** START Collected data **

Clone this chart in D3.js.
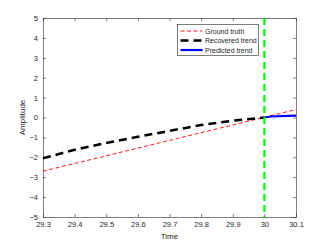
<!DOCTYPE html>
<html>
<head>
<meta charset="UTF-8" />
<script src="https://d3js.org/d3.v7.min.js"></script>
<style>
  body { margin: 0; background: #fff; }
  svg { font-family: "Liberation Sans", Arial, sans-serif; }
</style>
</head>
<body>
<div id="chart"></div>
<script>
  // data
  const groundTime = [29.3, 30.1];
  const groundAmp = [-2.7, 0.4];
  const recTime = [29.3, 29.4, 29.5, 29.6, 29.7, 29.8, 29.9, 30.0];
  const recAmp = [-2.05, -1.62, -1.28, -0.97, -0.67, -0.38, -0.16, 0.0];
  const predTime = [30.0, 30.02, 30.05, 30.1];
  const predAmp = [0.0, 0.05, 0.07, 0.09];
  const splitTime = 30;
  const xTicks = [29.3, 29.4, 29.5, 29.6, 29.7, 29.8, 29.9, 30, 30.1];
  const yTicks = [-5, -4, -3, -2, -1, 0, 1, 2, 3, 4, 5];
  const legendLabels = ["Ground truth", "Recovered trend", "Predicted trend"];

  const W = 327, H = 245;
  const margin = { top: 18, right: 31, bottom: 28, left: 43 };
  const width = W - margin.left - margin.right;
  const height = H - margin.top - margin.bottom;

  const svg = d3.select("#chart").append("svg")
    .attr("width", W).attr("height", H);
  const g = svg.append("g")
    .attr("transform", `translate(${margin.left},${margin.top})`);

  const x = d3.scaleLinear().domain([29.3, 30.1]).range([0, width]);
  const y = d3.scaleLinear().domain([-5, 5]).range([height, 0]);

  const axisColor = "#262626";

  // axes, ticks inside like matlab
  const fmt = d => (Math.round(d * 10) / 10).toString();
  const axes = [
    [d3.axisBottom(x).tickValues(xTicks).tickFormat(fmt).tickSizeInner(-3), `translate(0,${height})`, true],
    [d3.axisTop(x).tickValues(xTicks).tickFormat("").tickSizeInner(-3), null, false],
    [d3.axisLeft(y).tickValues(yTicks).tickFormat(d3.format("d")).tickSizeInner(-3), null, true],
    [d3.axisRight(y).tickValues(yTicks).tickFormat("").tickSizeInner(-3), `translate(${width},0)`, false]
  ];
  axes.forEach(([ax, tr, lab]) => {
    const a = g.append("g").call(ax.tickSizeOuter(0).tickPadding(5));
    if (tr) a.attr("transform", tr);
    a.select(".domain").attr("stroke", axisColor).attr("stroke-width", 0.6);
    a.selectAll(".tick line").attr("stroke", axisColor).attr("stroke-width", 0.6);
    a.selectAll("text").attr("fill", axisColor).style("font-size", "7.5px");
  });

  const line = d3.line().x(d => x(d[0])).y(d => y(d[1]));

  g.append("path")
    .datum(groundTime.map((t, i) => [t, groundAmp[i]]))
    .attr("fill", "none").attr("stroke", "#ff0000").attr("stroke-width", 0.9)
    .attr("stroke-dasharray", "4,2.5").attr("d", line);

  g.append("path")
    .datum(recTime.map((t, i) => [t, recAmp[i]]))
    .attr("fill", "none").attr("stroke", "#000").attr("stroke-width", 2.6)
    .attr("stroke-dasharray", "8,5").attr("d", line);

  g.append("path")
    .datum(predTime.map((t, i) => [t, predAmp[i]]))
    .attr("fill", "none").attr("stroke", "#0000ff").attr("stroke-width", 2.2)
    .attr("d", line);

  g.append("line")
    .attr("x1", x(splitTime)).attr("x2", x(splitTime))
    .attr("y1", 0).attr("y2", height)
    .attr("stroke", "#00ff00").attr("stroke-width", 2.2)
    .attr("stroke-dasharray", "7,4");

  // legend
  const lg = svg.append("g").attr("transform", "translate(177.5,24.5)");
  lg.append("rect").attr("width", 81).attr("height", 31)
    .attr("fill", "#fff").attr("stroke", axisColor).attr("stroke-width", 0.6);
  const styles = [
    { c: "#ff0000", w: 0.9, d: "4,2.5" },
    { c: "#000", w: 2.6, d: "8,5" },
    { c: "#0000ff", w: 2.2, d: null }
  ];
  legendLabels.forEach((l, i) => {
    const yy = 6.5 + i * 9.5;
    lg.append("line").attr("x1", 3).attr("x2", 25).attr("y1", yy).attr("y2", yy)
      .attr("stroke", styles[i].c).attr("stroke-width", styles[i].w)
      .attr("stroke-dasharray", styles[i].d);
    lg.append("text").attr("x", 27.5).attr("y", yy + 2.5)
      .style("font-size", "7px").attr("fill", axisColor).text(l);
  });

  svg.append("text")
    .attr("x", margin.left + width / 2).attr("y", 239)
    .attr("text-anchor", "middle").style("font-size", "8px").attr("fill", axisColor)
    .text("Time");

  svg.append("text")
    .attr("transform", `translate(25,${margin.top + height / 2}) rotate(-90)`)
    .attr("text-anchor", "middle").style("font-size", "8px").attr("fill", axisColor)
    .text("Amplitude");
</script>
</body>
</html>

** END Collected data **

Directions for this task:
Within the data above, pick out all lines holding the word "chart".

Correct answer:
Clone this chart in D3.js.
<div id="chart"></div>
  const svg = d3.select("#chart").append("svg")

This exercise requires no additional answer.